U.S. Ag Secretary Tom Vilsack says changes under consideration by those crafting an energy bill would help American farmers.
Petroleum-based fertilizers are used on much of U.S. cropland and farmers worry an energy bill that imposes financial penalties for businesses that use petroleum-based products would cause farming costs to spike.
“I know that there’s a lot of concern on the part of many producers on how this will impact costs,” Vilsack says. “I think that the bills currently being worked on recognize that and are making adjustments, for example in the fertilizer area helping the fertilizer industry transition, so there shouldn’t be additional costs for a considerable period of time associated with fertilizer.”
Vilsack argues the energy bill’s provisions could be a boon to rural America.
“There is a tremendous opportunity to increase the bottom line for farmers and ranchers through an appropriately-crafted offset program,” Vilsack says.
Under the energy bill that passed the U.S. House in June, regulated industries with too many carbon emissions would have to buy offsets and Vilsack argues farmers, then, could profit from doing things like no-till farming.
“There have been a number of studies that have been done both inside and outside the government.

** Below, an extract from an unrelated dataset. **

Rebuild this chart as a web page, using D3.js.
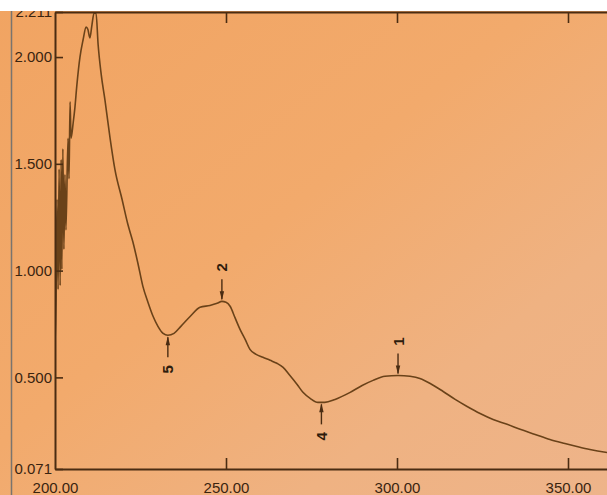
<!DOCTYPE html>
<html>
<head>
<meta charset="utf-8">
<script src="https://cdn.jsdelivr.net/npm/d3@7"></script>
<style>
  html, body { margin: 0; padding: 0; background: #ffffff; }
  svg { display: block; }
</style>
</head>
<body>
<svg id="chart" width="607" height="495"></svg>
<script>
// UV absorption spectrum: wavelength (nm) vs absorbance
const wavelength = [200.0, 200.3, 200.6, 200.9, 201.2, 201.5, 201.8, 202.0, 202.3, 202.6, 202.9, 203.2, 203.8, 204.1, 204.4, 204.7, 205.3, 205.8, 206.4, 207.3, 208.2, 209.1, 209.6, 210.2, 210.8, 211.4, 212.0, 212.6, 213.5, 214.6, 216.1, 217.5, 219.6, 221.3, 222.8, 224.3, 225.7, 227.2, 228.7, 230.1, 231.6, 233.0, 234.8, 236.8, 239.5, 242.4, 245.3, 247.4, 248.8, 250.0, 251.2, 252.6, 254.1, 255.6, 257.0, 258.8, 260.8, 262.9, 264.9, 266.7, 268.7, 270.8, 272.5, 274.6, 276.9, 278.9, 281.9, 286.3, 289.8, 293.0, 296.5, 300.3, 303.8, 306.7, 310.2, 313.5, 317.0, 320.5, 324.3, 328.1, 332.2, 336.0, 340.4, 344.7, 349.1, 352.6, 356.4, 361.4, 365.0];
const absorbance = [0.655, 0.865, 1.334, 0.912, 1.475, 0.930, 1.520, 1.006, 1.570, 1.100, 1.450, 1.190, 1.620, 1.430, 1.790, 1.620, 1.690, 1.760, 1.870, 2.000, 2.080, 2.140, 2.130, 2.090, 2.150, 2.205, 2.205, 2.060, 1.920, 1.800, 1.620, 1.475, 1.334, 1.217, 1.133, 1.030, 0.926, 0.851, 0.785, 0.739, 0.706, 0.697, 0.706, 0.739, 0.785, 0.828, 0.837, 0.847, 0.856, 0.852, 0.833, 0.781, 0.725, 0.678, 0.631, 0.608, 0.594, 0.580, 0.566, 0.547, 0.509, 0.467, 0.430, 0.402, 0.383, 0.383, 0.397, 0.430, 0.462, 0.486, 0.505, 0.509, 0.505, 0.495, 0.467, 0.434, 0.397, 0.364, 0.331, 0.303, 0.280, 0.257, 0.233, 0.209, 0.190, 0.176, 0.162, 0.148, 0.140];

// Axis ticks
const xTicks = [200, 250, 300, 350];
const yTicks = [0.071, 0.5, 1.0, 1.5, 2.0, 2.211];

// Peak / valley picks
const pickLabels = ["1", "2", "4", "5"];
const pickNm = [300.3, 248.8, 277.9, 233.0];
const pickKind = ["peak", "peak", "valley", "valley"];

const svg = d3.select("#chart");
const W = 607, H = 495;

// paper background with uneven lighting
const defs = svg.append("defs");
const grad = defs.append("linearGradient").attr("id", "paper")
  .attr("x1", "0%").attr("y1", "0%").attr("x2", "100%").attr("y2", "100%");
grad.append("stop").attr("offset", "0%").attr("stop-color", "#f1a462");
grad.append("stop").attr("offset", "45%").attr("stop-color", "#f2aa6c");
grad.append("stop").attr("offset", "75%").attr("stop-color", "#efb282");
grad.append("stop").attr("offset", "100%").attr("stop-color", "#eeb48a");
svg.append("rect").attr("width", W).attr("height", H).attr("fill", "url(#paper)");

const x = d3.scaleLinear().domain([200, 400]).range([55, 55 + 200 * 3.42]);
const y = d3.scaleLinear().domain([0.071, 2.211]).range([469, 12]);

const ink = "#4a2c12";
const curveInk = "#6a4219";

defs.append("clipPath").attr("id", "plotClip")
  .append("rect").attr("x", 55).attr("y", 12).attr("width", W - 55).attr("height", 469 - 12);

// spectrum trace
const pts = wavelength.map((w, i) => [w, absorbance[i]]);
const line = d3.line().x(d => x(d[0])).y(d => y(d[1])).curve(d3.curveMonotoneX);
svg.append("path")
  .attr("clip-path", "url(#plotClip)")
  .attr("d", line(pts))
  .attr("fill", "none")
  .attr("stroke", curveInk)
  .attr("stroke-width", 1.6)
  .attr("stroke-linejoin", "round");

// frame: left, bottom and top axes with inward ticks
const fontFam = "'Liberation Sans', Arial, sans-serif";
const gLeft = svg.append("g").attr("transform", `translate(${x(200)},0)`)
  .call(d3.axisLeft(y).tickValues(yTicks).tickFormat(d3.format(".3f")).tickSizeInner(-8).tickSizeOuter(0).tickPadding(3));
const gBottom = svg.append("g").attr("transform", `translate(0,${y(0.071)})`)
  .call(d3.axisBottom(x).tickValues(xTicks).tickFormat(d3.format(".2f")).tickSizeInner(-11).tickSizeOuter(0).tickPadding(10));
const gTop = svg.append("g").attr("transform", `translate(0,${y(2.211)})`)
  .call(d3.axisTop(x).tickValues(xTicks.slice(1)).tickFormat("").tickSizeInner(-11).tickSizeOuter(0));

[gLeft, gBottom, gTop].forEach(g => {
  g.select(".domain").attr("stroke", ink).attr("stroke-width", 2);
  g.selectAll(".tick line").attr("stroke", ink).attr("stroke-width", 1.6);
  g.selectAll(".tick text").attr("fill", "#3a2410")
    .style("font-family", fontFam).style("font-size", "15px");
});
gBottom.selectAll(".tick").filter(d => d === 200).select("line").remove();
gBottom.selectAll(".tick text").attr("dy", "0.9em");

// value at a wavelength
function absAt(nm) {
  for (let i = 1; i < wavelength.length; i++) {
    if (wavelength[i] >= nm) {
      const t = (nm - wavelength[i - 1]) / (wavelength[i] - wavelength[i - 1]);
      return absorbance[i - 1] + t * (absorbance[i] - absorbance[i - 1]);
    }
  }
  return absorbance[absorbance.length - 1];
}

// pick arrows with rotated numbers
pickLabels.forEach((lab, i) => {
  const px = x(pickNm[i]);
  const py = y(absAt(pickNm[i]));
  const s = pickKind[i] === "peak" ? -1 : 1;
  const g = svg.append("g");
  g.append("line")
    .attr("x1", px).attr("x2", px)
    .attr("y1", py + s * 2).attr("y2", py + s * 22)
    .attr("stroke", ink).attr("stroke-width", 1.4);
  g.append("path")
    .attr("d", `M${px},${py + s * 1} L${px - 2.2},${py + s * 10} L${px + 2.2},${py + s * 10} Z`)
    .attr("fill", ink);
  g.append("text")
    .attr("transform", `translate(${px},${py + s * 34}) rotate(-90)`)
    .attr("text-anchor", "middle")
    .attr("dominant-baseline", "central")
    .attr("fill", "#2e1c0c")
    .style("font-family", fontFam)
    .style("font-size", "15px")
    .style("font-weight", "bold")
    .text(lab);
});

// photo edge: white strip along the top and a grey rule on the left
svg.append("rect").attr("x", 0).attr("y", 0).attr("width", W).attr("height", 11).attr("fill", "#ffffff");
svg.append("line").attr("x1", 11.5).attr("x2", 11.5).attr("y1", 11).attr("y2", H)
  .attr("stroke", "#7a746e").attr("stroke-width", 1.5);
</script>
</body>
</html>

The one thing that is consistent about those studies is that it is a net winner for agriculture. In some cases, it’s a couple billion dollars. In other cases, other studies, it’s as much as $10-, $15-, $20 billion annually of additional revenue coming in to farmers and ranchers,” Vilsack says. “…We don’t want to miss this income opportunity.”
The American Farm Bureau Federation opposes the bill, saying it would reduce competitiveness abroad and increase production costs for farmers at home. The National Farmers Union supports the legislation, if the provisions which would let farmers profit from conservation practices like no-till farming remain intact.
Vilsack, who served as Iowa’s governor from January, 1999 through January, 2007, made his comments this past week during a news conference in Des Moines.